Let $g(n) = 3(-1)^n\binom{2n}{n}$. The conjecture states $(g * \mu)(n)$ is divisible by $n^3$. We'll show the divisibility prime-power-wise.
Consider any $p|n$. We can couple summands in $g * \mu$ as follows: divisors $d_1,d_2$ of $n$ are coupled iff $d_1=pd_2$ and $\mu(n/d_1), \mu(n/d_2)\neq 0$. We can now rewrite $(g * \mu)(n)$ as a sum over couples: $\sum_{(d_1,d_2)} \mu(n/d_1) (g(d_1) - g(d_2))$. This way we see it is enough to show that $p^{3k} \mid g(dp^k)-g(dp^{k-1})$ for any prime $p$ and $(d,p)=1$.
For $p \ge 5$, this follows directly from the case $\epsilon=0$ of Lemma A in
Gessel's Paper:
Let $p$ be a prime. Let $\epsilon=1$ if $p$ is 2 or 3, and $\epsilon=0$ if $p$ is greater than $3$. Then $\binom{p^ka}{p^k b} \equiv \binom{p^{k-1}a}{p^{k-1}b} \pmod {p^{3k-\epsilon}}$
This means that the conjecture is true for any $n$ not divisible by $2,3$.

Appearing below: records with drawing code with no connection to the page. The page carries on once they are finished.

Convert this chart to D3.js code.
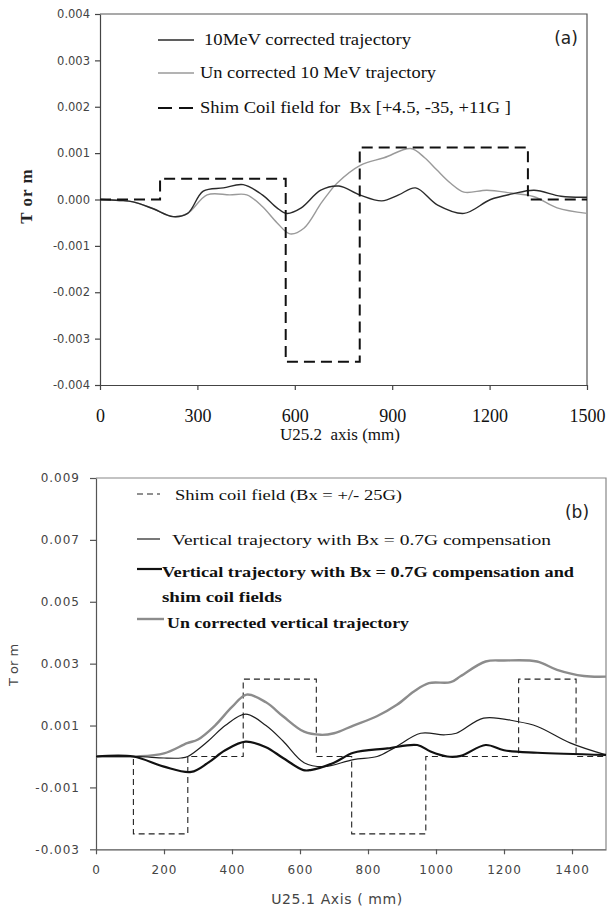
<!DOCTYPE html>
<html lang="en">
<head>
<meta charset="UTF-8">
<title>Shim coil field and trajectories</title>
<script src="https://d3js.org/d3.v7.min.js"></script>
<style>
  body { margin: 0; background: #fff; }
  svg { display: block; }
</style>
</head>
<body>
<svg id="chart" width="608" height="912"></svg>
<script>
// ---------- panel (a) data (values in units of 1e-3) ----------
const aShimX = [0, 185, 185, 572, 572, 800, 800, 1318, 1318, 1500];
const aShimY = [0, 0, 0.45, 0.45, -3.5, -3.5, 1.12, 1.12, 0, 0];

const aCorrX = [0, 60, 102, 164, 225, 270, 318, 380, 441, 500, 545, 575, 620, 680, 736, 800, 868, 920, 972, 1040, 1121, 1203, 1270, 1337, 1420, 1500];
const aCorrY = [0, -0.02, -0.05, -0.2, -0.37, -0.3, 0.18, 0.25, 0.32, 0.1, -0.18, -0.3, -0.18, 0.2, 0.29, 0.1, -0.03, 0.1, 0.25, -0.12, -0.3, 0.0, 0.12, 0.2, 0.07, 0.05];

const aUncX = [0, 60, 102, 164, 225, 270, 330, 400, 452, 500, 545, 585, 628, 679, 700, 730, 803, 875, 957, 1000, 1037, 1080, 1121, 1192, 1265, 1337, 1408, 1500];
const aUncY = [0, -0.02, -0.05, -0.2, -0.37, -0.3, 0.1, 0.1, 0.1, -0.15, -0.5, -0.74, -0.62, -0.1, 0.1, 0.35, 0.74, 0.9, 1.1, 0.9, 0.64, 0.35, 0.16, 0.2, 0.14, 0.06, -0.18, -0.3];

const aXTicks = [0, 300, 600, 900, 1200, 1500];
const aYTicks = [-4, -3, -2, -1, 0, 1, 2, 3, 4];

// ---------- panel (b) data (values in units of 1e-3) ----------
const bShimX = [0, 110, 110, 270, 270, 433, 433, 648, 648, 752, 752, 970, 970, 1243, 1243, 1412, 1412, 1500];
const bShimY = [0, 0, -2.5, -2.5, 0, 0, 2.5, 2.5, 0, 0, -2.5, -2.5, 0, 0, 2.5, 2.5, 0, 0];

const bUncX = [0, 60, 120, 200, 268, 300, 350, 400, 443, 500, 550, 612, 661, 700, 757, 826, 885, 935, 979, 1043, 1073, 1146, 1200, 1297, 1356, 1435, 1500];
const bUncY = [0, 0, 0, 0.1, 0.43, 0.55, 1.0, 1.6, 2.0, 1.75, 1.3, 0.8, 0.7, 0.75, 1.0, 1.3, 1.67, 2.1, 2.37, 2.4, 2.6, 3.07, 3.1, 3.07, 2.8, 2.6, 2.58];

const bCompX = [0, 120, 200, 250, 270, 330, 380, 440, 500, 550, 612, 670, 757, 827, 876, 955, 1023, 1060, 1140, 1239, 1298, 1396, 1500];
const bCompY = [0, 0, -0.05, -0.05, 0, 0.5, 1.0, 1.37, 1.0, 0.5, -0.2, -0.33, -0.1, 0, 0.27, 0.75, 0.7, 0.75, 1.24, 1.13, 0.97, 0.43, 0.05];

const bShimTrajX = [0, 110, 200, 280, 330, 380, 440, 500, 550, 610, 631, 700, 757, 857, 945, 984, 1033, 1073, 1146, 1200, 1298, 1500];
const bShimTrajY = [0, 0, -0.33, -0.5, -0.2, 0.2, 0.48, 0.3, -0.05, -0.44, -0.44, -0.2, 0.12, 0.26, 0.37, 0.16, 0, 0.02, 0.37, 0.2, 0.12, 0.05];

const bXTicks = [0, 200, 400, 600, 800, 1000, 1200, 1400];
const bYTicks = [-3, -1, 1, 3, 5, 7, 9];

const SERIF = '"Liberation Serif", "Times New Roman", serif';
const SANS = '"DejaVu Sans", Verdana, sans-serif';
const fmtY = d => d3.format(".3f")(d / 1000).replace("\u2212", "-");

const svg = d3.select("#chart");
svg.append("rect").attr("width", 608).attr("height", 912).attr("fill", "#fff");

const toPts = (xs, ys) => xs.map((x, i) => [x, ys[i]]);

function styleText(sel, family, size, fill) {
  return sel.style("font-family", family).style("font-size", size + "px").attr("fill", fill);
}

// ================= panel (a) =================
const ax = d3.scaleLinear().domain([0, 1500]).range([100, 587]);
const ay = d3.scaleLinear().domain([-4, 4]).range([385, 14]);
const ga = svg.append("g");

// frame
ga.append("path")
  .attr("d", `M${ax(0)},${ay(4)}H${ax(1500)}V${ay(-4)}`)
  .attr("fill", "none").attr("stroke", "#555").attr("stroke-width", 1.2);

const aXAxis = ga.append("g").attr("transform", `translate(0,${ay(-4)})`)
  .call(d3.axisBottom(ax).tickValues(aXTicks).tickSize(5).tickSizeOuter(0).tickPadding(19)
    .tickFormat(d => String(d)));
styleText(aXAxis.selectAll("text"), SERIF, 18, "#111");

const aYAxis = ga.append("g").attr("transform", `translate(${ax(0)},0)`)
  .call(d3.axisLeft(ay).tickValues(aYTicks).tickSize(5).tickSizeOuter(0).tickPadding(5)
    .tickFormat(fmtY));
styleText(aYAxis.selectAll("text"), SANS, 11.5, "#444");
[aXAxis, aYAxis].forEach(g => {
  g.select(".domain").attr("stroke", "#444").attr("stroke-width", 1.2);
  g.selectAll(".tick line").attr("stroke", "#444").attr("stroke-width", 1.2);
});

const aLine = d3.line().x(d => ax(d[0])).y(d => ay(d[1]));
const aSmooth = d3.line().x(d => ax(d[0])).y(d => ay(d[1])).curve(d3.curveCatmullRom.alpha(0.5));

ga.append("path").datum(toPts(aUncX, aUncY)).attr("d", aSmooth)
  .attr("fill", "none").attr("stroke", "#9a9a9a").attr("stroke-width", 1.4);
ga.append("path").datum(toPts(aCorrX, aCorrY)).attr("d", aSmooth)
  .attr("fill", "none").attr("stroke", "#2a2a2a").attr("stroke-width", 1.4);
ga.append("path").datum(toPts(aShimX, aShimY)).attr("d", aLine)
  .attr("fill", "none").attr("stroke", "#111").attr("stroke-width", 2)
  .attr("stroke-dasharray", "11,6");

// legend (a)
const aLeg = [
  { label: "10MeV corrected trajectory", y: 40, x: 204, stroke: "#2a2a2a", w: 1.4, dash: null, len: 207 },
  { label: "Un corrected 10 MeV trajectory", y: 73, x: 200, stroke: "#9a9a9a", w: 1.4, dash: null, len: 236 },
  { label: "Shim Coil field for  Bx [+4.5, -35, +11G ]", y: 108, x: 200, stroke: "#111", w: 2, dash: "14,7", len: 311 }
];
aLeg.forEach(d => {
  ga.append("line").attr("x1", 158).attr("x2", 194).attr("y1", d.y).attr("y2", d.y)
    .attr("stroke", d.stroke).attr("stroke-width", d.w).attr("stroke-dasharray", d.dash);
  styleText(ga.append("text"), SERIF, 17, "#111").attr("x", d.x).attr("y", d.y + 5)
    .attr("textLength", d.len).attr("lengthAdjust", "spacingAndGlyphs")
    .style("white-space", "pre").text(d.label);
});
styleText(ga.append("text"), SANS, 17, "#222").attr("x", 566).attr("y", 44)
  .attr("text-anchor", "middle").text("(a)");

styleText(ga.append("text"), SERIF, 17, "#111").attr("x", 340).attr("y", 440)
  .attr("text-anchor", "middle").style("white-space", "pre").text("U25.2  axis (mm)");
styleText(ga.append("text"), SERIF, 17, "#222").attr("transform", `translate(32,196) rotate(-90)`)
  .attr("text-anchor", "middle").style("font-weight", "bold").attr("letter-spacing", 1)
  .text("T or m");

// ================= panel (b) =================
const bx = d3.scaleLinear().domain([0, 1500]).range([96, 606]);
const by = d3.scaleLinear().domain([-3, 9]).range([849.3, 478]);
const gb = svg.append("g");

gb.append("path")
  .attr("d", `M${bx(0)},${by(9)}H${bx(1500)}V${by(-3)}`)
  .attr("fill", "none").attr("stroke", "#888").attr("stroke-width", 1.2);

const bXAxis = gb.append("g").attr("transform", `translate(0,${by(-3)})`)
  .call(d3.axisBottom(bx).tickValues(bXTicks).tickSize(5).tickSizeOuter(0).tickPadding(11)
    .tickFormat(d => String(d)));
const bYAxis = gb.append("g").attr("transform", `translate(${bx(0)},0)`)
  .call(d3.axisLeft(by).tickValues(bYTicks).tickSize(6).tickSizeOuter(0).tickPadding(10)
    .tickFormat(fmtY));
[bXAxis, bYAxis].forEach(g => {
  g.select(".domain").attr("stroke", "#555").attr("stroke-width", 1.2);
  g.selectAll(".tick line").attr("stroke", "#555").attr("stroke-width", 1.2);
  styleText(g.selectAll("text"), SANS, 12, "#444").attr("letter-spacing", 1);
});

const bLine = d3.line().x(d => bx(d[0])).y(d => by(d[1]));
const bSmooth = d3.line().x(d => bx(d[0])).y(d => by(d[1])).curve(d3.curveCatmullRom.alpha(0.5));

gb.append("path").datum(toPts(bShimX, bShimY)).attr("d", bLine)
  .attr("fill", "none").attr("stroke", "#222").attr("stroke-width", 1.1)
  .attr("stroke-dasharray", "6,4");
gb.append("path").datum(toPts(bUncX, bUncY)).attr("d", bSmooth)
  .attr("fill", "none").attr("stroke", "#8c8c8c").attr("stroke-width", 2.4);
gb.append("path").datum(toPts(bCompX, bCompY)).attr("d", bSmooth)
  .attr("fill", "none").attr("stroke", "#1e1e1e").attr("stroke-width", 1.2);
gb.append("path").datum(toPts(bShimTrajX, bShimTrajY)).attr("d", bSmooth)
  .attr("fill", "none").attr("stroke", "#111").attr("stroke-width", 2.2);

// legend (b)
const bLeg = [
  { label: "Shim coil field (Bx = +/- 25G)", y: 495, ly: 494, x: 175, x2: 160, stroke: "#222", w: 1.1, dash: "6,4", len: 227, bold: false },
  { label: "Vertical trajectory with Bx = 0.7G compensation", y: 540, ly: 539, x: 172, x2: 160, stroke: "#1e1e1e", w: 1.2, dash: null, len: 379, bold: false },
  { label: "Vertical trajectory with Bx = 0.7G compensation and", y: 572, ly: 569, x: 162, x2: 162, stroke: "#111", w: 2.2, dash: null, len: 412, bold: true },
  { label: "Un corrected vertical trajectory", y: 623, ly: 619, x: 167, x2: 164, stroke: "#8c8c8c", w: 2.4, dash: null, len: 242, bold: true }
];
bLeg.forEach(d => {
  gb.append("line").attr("x1", 137).attr("x2", d.x2).attr("y1", d.ly).attr("y2", d.ly)
    .attr("stroke", d.stroke).attr("stroke-width", d.w).attr("stroke-dasharray", d.dash);
  styleText(gb.append("text"), SERIF, 15.5, "#111").attr("x", d.x).attr("y", d.y + 5)
    .style("font-weight", d.bold ? "bold" : "normal")
    .attr("textLength", d.len).attr("lengthAdjust", "spacingAndGlyphs").text(d.label);
});
styleText(gb.append("text"), SERIF, 15.5, "#111").attr("x", 162).attr("y", 602)
  .style("font-weight", "bold")
  .attr("textLength", 120).attr("lengthAdjust", "spacingAndGlyphs").text("shim coil fields");

styleText(gb.append("text"), SANS, 17, "#222").attr("x", 577).attr("y", 518)
  .attr("text-anchor", "middle").text("(b)");

styleText(gb.append("text"), SANS, 14, "#444").attr("x", 337).attr("y", 904)
  .attr("text-anchor", "middle").attr("letter-spacing", 0.6).text("U25.1 Axis ( mm)");
styleText(gb.append("text"), SANS, 13, "#444").attr("transform", `translate(18,665) rotate(-90)`)
  .attr("text-anchor", "middle").text("T or m");
</script>
</body>
</html>
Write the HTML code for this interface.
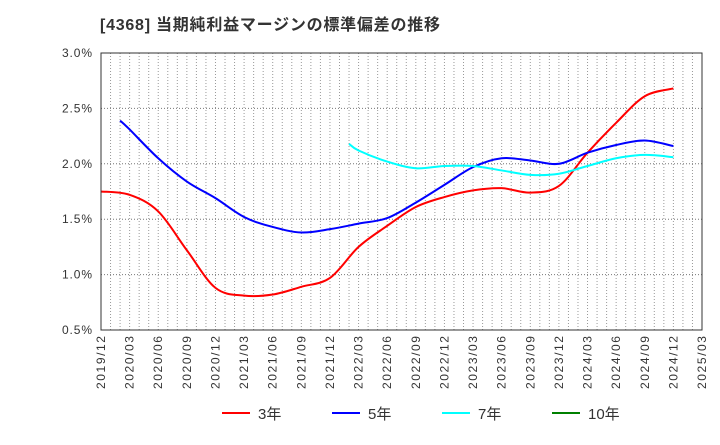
<!DOCTYPE html>
<html><head><meta charset="utf-8"><style>
body{margin:0;background:#fff;font-family:"Liberation Sans","Noto Sans CJK JP",sans-serif}
</style></head><body>
<svg width="720" height="440" xmlns="http://www.w3.org/2000/svg" id="svg" style="font-family:'Liberation Sans','Noto Sans CJK JP',sans-serif">
<text x="100" y="30" font-size="16" font-weight="bold" fill="#333" textLength="340">[4368]  当期純利益マージンの標準偏差の推移</text>
<g id="grid"></g><g id="series"></g><g id="axes"></g><g id="legend"></g>
</svg>
<script>
const xLabels=["2019/12","2020/03","2020/06","2020/09","2020/12","2021/03","2021/06","2021/09","2021/12","2022/03","2022/06","2022/09","2022/12","2023/03","2023/06","2023/09","2023/12","2024/03","2024/06","2024/09","2024/12","2025/03"];
const yTicks=[0.5,1.0,1.5,2.0,2.5,3.0];
const m3=[0,3,6,9,12,15,18,21,24,27,30,33,36,39,42,45,48,51,54,57,60];
const s3=[1.75,1.72,1.57,1.22,0.88,0.81,0.82,0.89,0.97,1.25,1.44,1.61,1.70,1.76,1.78,1.74,1.80,2.10,2.37,2.61,2.68];
const m5=[2,3,6,9,12,15,18,21,24,27,30,33,36,39,42,45,48,51,54,57,60];
const s5=[2.39,2.31,2.05,1.84,1.69,1.52,1.43,1.38,1.41,1.46,1.51,1.65,1.81,1.97,2.05,2.03,2.00,2.10,2.17,2.21,2.16];
const m7=[26,27,30,33,36,39,42,45,48,51,54,57,60];
const s7=[2.18,2.12,2.02,1.96,1.98,1.98,1.94,1.90,1.91,1.98,2.05,2.08,2.06];
const m10=[];
const s10=[];
const L=101,R=702,T=53,B=330;
const xm=m=>L+(R-L)*m/63;
const ys=v=>B-(v-0.5)/2.5*(B-T);
const NS="http://www.w3.org/2000/svg";
function mk(tag,attrs,parent){const e=document.createElementNS(NS,tag);for(const k in attrs)e.setAttribute(k,attrs[k]);parent.appendChild(e);return e;}
const grid=document.getElementById('grid'),axes=document.getElementById('axes'),ser=document.getElementById('series'),leg=document.getElementById('legend');
for(let m=1;m<63;m++){const x=xm(m);const l=mk('line',{x1:x,x2:x,y1:T,y2:B,stroke:'#999','stroke-dasharray':'1,2','stroke-width':1},grid);

}
yTicks.forEach(v=>{const y=ys(v);const l=mk('line',{x1:L,x2:R,y1:y,y2:y,stroke:'#777','stroke-dasharray':'1,2'},grid);


const t=mk('text',{x:L-9,y:y+4,'font-size':12,fill:'#333','text-anchor':'end',textLength:30},axes);t.textContent=v.toFixed(1)+'%';

});
const fr=mk('rect',{x:L,y:T,width:R-L,height:B-T,fill:'none',stroke:'#333'},axes);


xLabels.forEach((s,i)=>{const x=xm(i*3);const t=mk('text',{x:0,y:0,'font-size':12,fill:'#333','text-anchor':'end',textLength:53,transform:`translate(${x+4},${B+6}) rotate(-90)`},axes);t.textContent=s;

});
function path(ms,arr){const p=arr.map((v,i)=>[xm(ms[i]),ys(v)]);if(p.length<2)return '';
let d=`M${p[0][0]},${p[0][1]}`;for(let i=0;i<p.length-1;i++){const p0=p[i-1]||p[i],p1=p[i],p2=p[i+1],p3=p[i+2]||p2;
d+=` C${p1[0]+(p2[0]-p0[0])/6},${p1[1]+(p2[1]-p0[1])/6} ${p2[0]-(p3[0]-p1[0])/6},${p2[1]-(p3[1]-p1[1])/6} ${p2[0]},${p2[1]}`;}return d;}
[[m3,s3,'#ff0000','series-3y'],[m5,s5,'#0000ff','series-5y'],[m7,s7,'#00ffff','series-7y'],[m10,s10,'#008000','series-10y']].forEach(([m,a,c,n])=>{const d=path(m,a);if(!d)return;
const e=mk('path',{d:d,fill:'none',stroke:c,'stroke-width':2},ser);

});
[['3年','#ff0000',222],['5年','#0000ff',332],['7年','#00ffff',442],['10年','#008000',552]].forEach(([s,c,x])=>{
const l=mk('line',{x1:x,x2:x+28,y1:413,y2:413,stroke:c,'stroke-width':2},leg);


const t=mk('text',{x:x+36,y:419,'font-size':15,fill:'#333'},leg);t.textContent=s;

});
</script>
</body></html>
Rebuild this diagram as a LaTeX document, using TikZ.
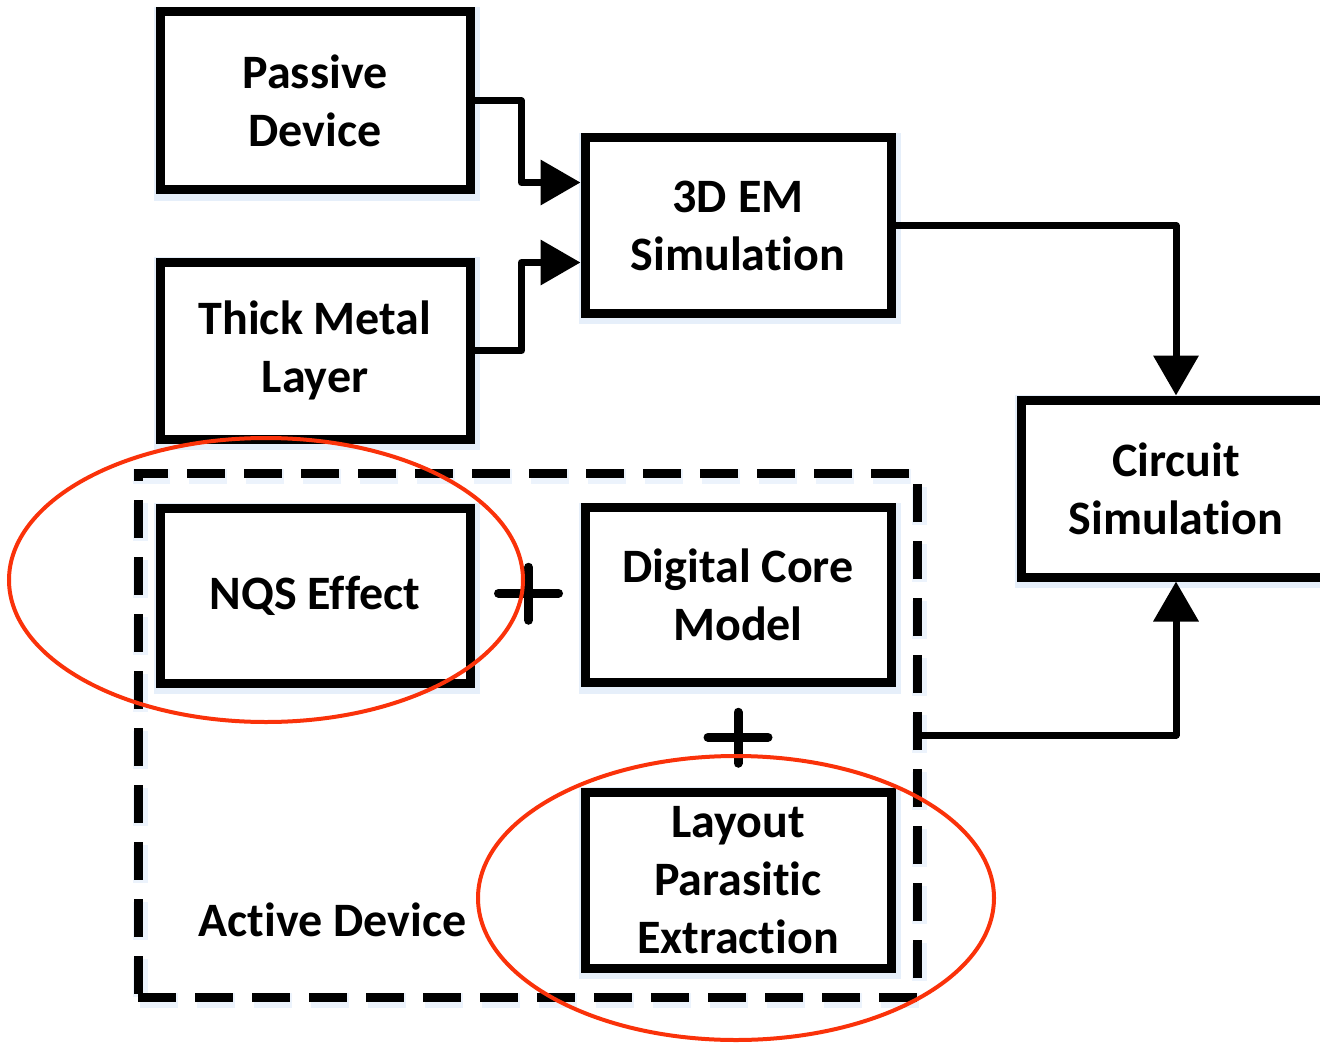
\documentclass[tikz,border=0pt]{standalone}
\usepackage{fontspec}
\setmainfont{Carlito}[Ligatures={NoCommon,NoContextual,NoRare}, Contextuals=NoAlternate]
\usetikzlibrary{arrows.meta,calc}
\definecolor{ovalred}{RGB}{250,50,10}
\definecolor{glow}{RGB}{200,220,245}
\newcommand{\nlg}{\kern0pt }
\begin{document}
\begin{tikzpicture}[x=1pt,y=-1pt,
  box/.style={draw=black, line width=9pt, fill=white, align=center,
    font=\fontsize{48}{58}\selectfont\bfseries,
    preaction={draw=glow, line width=16pt, opacity=0.45, transform canvas={shift={(2pt,-3pt)}}}},
  dashbox/.style={draw=black, line width=9pt, dash pattern=on 38pt off 19pt,
    preaction={draw=glow, line width=15pt, opacity=0.35, dash pattern=on 38pt off 19pt, transform canvas={shift={(2pt,-3pt)}}}},
  conn/.style={draw=black, line width=7pt, line join=round, -{Triangle[length=40pt,width=44pt]}},
  plussign/.style={draw=black, line width=9pt, line cap=round},
  oval/.style={draw=ovalred, line width=4pt},
  lbl/.style={font=\fontsize{48}{58}\selectfont\bfseries}
]
\useasboundingbox (0,0) rectangle (1320,1043);

% dashed active device region
\node[dashbox, minimum width=779pt, minimum height=524pt, inner sep=0pt] (ad) at (527.5,735) {};

% boxes
\node[box, minimum width=310pt, minimum height=178pt] (pd) at (315,101) {Passive\\Device};
\node[box, minimum width=310pt, minimum height=177pt] (tm) at (315,350.5) {Thick Metal\\Layer};
\node[box, minimum width=306pt, minimum height=175pt] (em) at (738,225.5) {3D EM\\Simulat\nlg ion};
\node[box, minimum width=310pt, minimum height=177pt] (cs) at (1176,488.5) {Circuit\\Simulat\nlg ion};
\node[box, minimum width=310pt, minimum height=175pt] (nqs) at (315,595.5) {NQS Ef\nlg fect};
\node[box, minimum width=306pt, minimum height=175pt] (dcm) at (738,595) {Digital Core\\Model};
\node[box, minimum width=306pt, minimum height=176pt] (lpe) at (738,880) {Layout\\Parasit\nlg ic\\Extract\nlg ion};

\node[lbl, anchor=west] (adl) at (195,920) {Active Device};

% connectors
\coordinate (emin1) at ([yshift=43pt]em.west);
\coordinate (emin2) at ([yshift=-37pt]em.west);
\draw[conn] (pd.east) -- ++(47,0) |- (emin1);
\draw[conn] (tm.east) -- ++(47,0) |- (emin2);
\draw[conn] (em.east) -| (cs.north);
\draw[conn] (ad.east) -| (cs.south);

% plus signs
\coordinate (p1) at ($(nqs.east)!0.5!(dcm.west)+(1,-2)$);
\coordinate (p2) at ($(dcm.south)!0.5!(lpe.north)$);
\draw[plussign] ($(p1)+(-30,0)$) -- ($(p1)+(30,0)$);
\draw[plussign] ($(p1)+(0,-26)$) -- ($(p1)+(0,27)$);
\draw[plussign] ($(p2)+(-30,0)$) -- ($(p2)+(30,0)$);
\draw[plussign] ($(p2)+(0,-25)$) -- ($(p2)+(0,26)$);

% red ovals
\draw[oval] (266,580) ellipse [x radius=257pt, y radius=142pt];
\draw[oval] (736,898) ellipse [x radius=258pt, y radius=142pt];
\end{tikzpicture}
\end{document}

For $p=3$, this also follows from the lemma from the $\epsilon=1$ case, thanks to the fact that the multiplicative term 3 appears in $g$.
So it remains to work out $p=2$. From the same lemma, we find that for $p=2$, $p^{3k-1} \mid g(dp^k)-g(dp^{k-1})$, so $a(n)$ is at worst an half-integer.
The proof of the lemma relied on theorem 2.2. Specializing the theorem to the case $p=2, a=2^{k+1}t,b=2^k t$ we find (using the fact that $v_{2}(\binom{2n}{n}) \ge 1$):
If $t$ is odd and $k\ge 2$, $\binom{2^{k+1}t}{2^{k}t} \equiv \binom{2^k t}{2^{k-1}t} \pmod {2^{3k}}$. If $t$ is odd and $k=1$, $\binom{2^{k+1}t}{2^{k}t} \equiv -\binom{2^k t}{2^{k-1}t} \pmod {2^{3k}}$
So $g(2^k t) \equiv g(2^{k-1}t) \pmod {2^{3k}}$ (only in the case $k=1$ we used the $(-1)^n$ term in $g(n)$). Hence the conjecture is proved.